The smell! Mother of divine! Like there are 40,000 hard-boiled egg sangwidges sitting on the
shore.
I love it here. Love, love,
love
it. It
should be called Desolation Island. Because of the volcano-ness, the sand is black. Everything
is in shades of charcoal – dark grey, light grey, medium grey.
Two wooden fishing boats, bleached to the colour
of nothing, lie rotting on the black sand. Whitish whale bones litter the place. A long, low
farmhouse – once the home to the poor-bastard Norwegians – still stands but the roof
has caved in. A short distance from the house are piles of stones, each topped with a cross and
bearing Norwegian-looking names.
There’s a collection of massive metal drums
that look like that famous museum in Bilbao that was designed by Frank Gehry.

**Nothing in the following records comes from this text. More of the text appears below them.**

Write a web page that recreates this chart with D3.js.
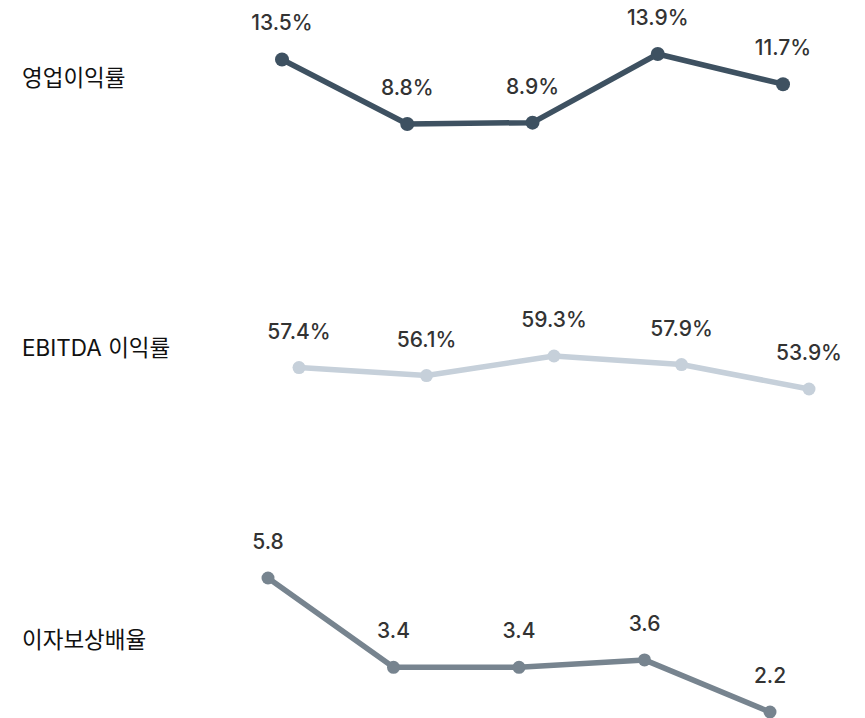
<!DOCTYPE html>
<html>
<head>
<meta charset="utf-8">
<script src="https://cdn.jsdelivr.net/npm/d3@7"></script>
<style>
  body { margin: 0; background: #fff; }
  svg { display: block; font-family: Inter, "Noto Sans CJK KR", sans-serif; }
</style>
</head>
<body>
<svg width="865" height="718"></svg>
<script>
// Chart data
var periods = ["P1", "P2", "P3", "P4", "P5"];
var rowNames = ["영업이익률", "EBITDA 이익률", "이자보상배율"];
var operatingMargin = [13.5, 8.8, 8.9, 13.9, 11.7];
var ebitdaMargin = [57.4, 56.1, 59.3, 57.9, 53.9];
var interestCoverage = [5.8, 3.4, 3.4, 3.6, 2.2];
var valueSuffix = ["%", "%", ""];

// Layout per row (each row has its own scale)
var rows = [
    { values: operatingMargin, color: "#3e5161", r: 7, labelY: 86, x: [282, 783], y: [124, 54] },
    { values: ebitdaMargin, color: "#c6d0da", r: 6.5, labelY: 356, x: [299, 809], y: [389, 356] },
    { values: interestCoverage, color: "#77848f", r: 6.5, labelY: 648, x: [268, 770], y: [712, 578] }
];

var svg = d3.select("svg");

rows.forEach(function (row, ri) {
    var x = d3.scalePoint()
        .domain(periods)
        .range(row.x);
    var y = d3.scaleLinear()
        .domain(d3.extent(row.values))
        .range(row.y);

    var g = svg.append("g").attr("class", "row");

    g.append("text")
        .attr("x", 22)
        .attr("y", row.labelY)
        .attr("font-size", "22.5px")
        .attr("fill", "#111")
        .text(rowNames[ri]);

    var line = d3.line()
        .x(function (d, i) { return x(periods[i]); })
        .y(function (d) { return y(d); });

    g.append("path")
        .datum(row.values)
        .attr("d", line)
        .attr("fill", "none")
        .attr("stroke", row.color)
        .attr("stroke-width", 5.5)
        .attr("stroke-linejoin", "round");

    g.selectAll(".dot")
        .data(row.values)
        .enter()
        .append("circle")
        .attr("class", "dot")
        .attr("cx", function (d, i) { return x(periods[i]); })
        .attr("cy", d => y(d))
        .attr("r", row.r)
        .attr("fill", row.color);

    g.selectAll(".val")
        .data(row.values)
        .enter()
        .append("text")
        .attr("class", "val")
        .attr("x", function (d, i) { return x(periods[i]); })
        .attr("y", d => y(d) - 29)
        .attr("text-anchor", "middle")
        .attr("font-size", "21px")
        .attr("font-weight", 500)
        .attr("fill", "#333")
        .text(d => d.toFixed(1) + valueSuffix[ri]);
});
</script>
</body>
</html>
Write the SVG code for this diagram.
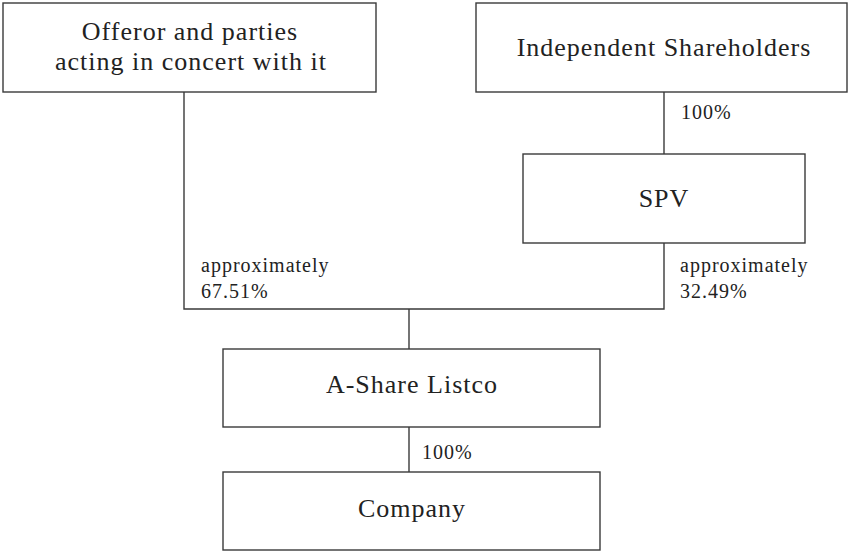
<svg xmlns="http://www.w3.org/2000/svg" width="848" height="552" viewBox="0 0 848 552">
<style>
.box{fill:#fff;stroke:#3a3a3a;stroke-width:1.4}
.ln{fill:none;stroke:#3a3a3a;stroke-width:1.4}
.t{font-family:'Liberation Serif','DejaVu Serif',serif;font-size:26px;letter-spacing:1px;fill:#222;text-anchor:middle}
.s{font-family:'Liberation Serif','DejaVu Serif',serif;font-size:20px;letter-spacing:1px;fill:#222}
</style>
<rect width="848" height="552" fill="#fff"/>
<g id="connectors">
<path class="ln" d="M184 92V309H664V243"/>
<path class="ln" d="M664 92V154"/>
<path class="ln" d="M409 309V349"/>
<path class="ln" d="M409 427V472"/>
<text class="s" x="681" y="119">100%</text>
<text class="s" x="201" y="272">approximately</text>
<text class="s" x="201" y="298">67.51%</text>
<text class="s" x="680" y="272">approximately</text>
<text class="s" x="680" y="298">32.49%</text>
<text class="s" x="422" y="459">100%</text>
</g>
<g id="offeror">
<rect class="box" x="3" y="3" width="373" height="89"/>
<text class="t" x="190" y="40">Offeror and parties</text>
<text class="t" x="191" y="70">acting in concert with it</text>
</g>
<g id="independent">
<rect class="box" x="476" y="3" width="371" height="89"/>
<text class="t" x="664" y="56">Independent Shareholders</text>
</g>
<g id="spv">
<rect class="box" x="523" y="154" width="282" height="89"/>
<text class="t" x="664" y="207">SPV</text>
</g>
<g id="listco">
<rect class="box" x="223" y="349" width="377" height="78"/>
<text class="t" x="412" y="393">A-Share Listco</text>
</g>
<g id="company">
<rect class="box" x="223" y="472" width="377" height="78"/>
<text class="t" x="412" y="517">Company</text>
</g>
</svg>
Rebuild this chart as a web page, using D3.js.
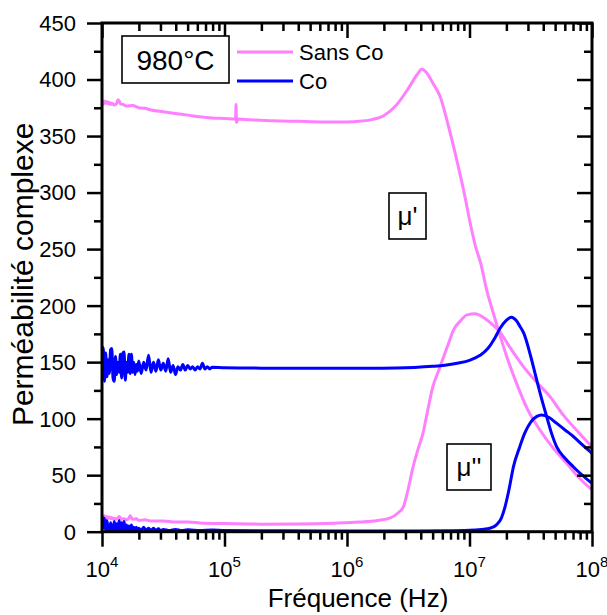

Himself is palpably uneasy:
‘It’s all a bit post-apocalyptic. It’s like one of those dystopian books you
love so much.’
Really, I’m
begging
someone out
there to make a ten-part series about a post-apocalyptic world, set here. And if it could be in
Swedish or Danish or Norwegian, so much the better.
There aren’t many penguins on this part of
the island. We pass a group of four, deep in earnest conversation. Abruptly, three of them
waddle into the boiling sea for a swim, but the fourth stands stubbornly on the beach. One of
the penguins gets back out of the water and seems to be reasoning with the one who won’t
get in. ‘Would you not give it a go?’ he seems to be saying. ‘Ah, go on,
you’re making the other lads feel bad.’
But the fourth fella says, ‘No. Don’t
be “at” me. I’m just not in the form right now, I’ll stay where I am,
thanks.’
‘Well, feck you anyway,’ says the
third one, ‘you’re after ruining it for all of us.’ And off the third one
goes.
The Asian hipsters are wearing wonderful things.
Even their waterproof trousers aren’t boring black ones, like everyone else’s, but
blue, red and green. Also, they are garlanded with many ‘items of flair’, for
example Securicor-glasses has an ‘ironic’ little black cuddly dog hanging from the
zip of his rucksack.
Sideshow Bob is lying on the snow on his belly,
taking an up-close photo of something, and I said, ‘There he is, instagramming the living
daylights out of a rock.’ And Himself said, ‘Instagram? Not at all! He’s on
some new, fabulous social-media thing that we won’t hear about until next July.’
7 p.m.
We try hard, for once, to not be the first people
down for dinner. But alas … Mind you, we are not alone. It’s a stampede.
We notice that the lone Asian young man has been
co-opted by
the three Asian hipsters! I tell you, it would gladden your
heart! There they all are, the three hipsters and the very ordinary-looking other bloke, all
chatting and laughing away in their shared quare foreign tongue.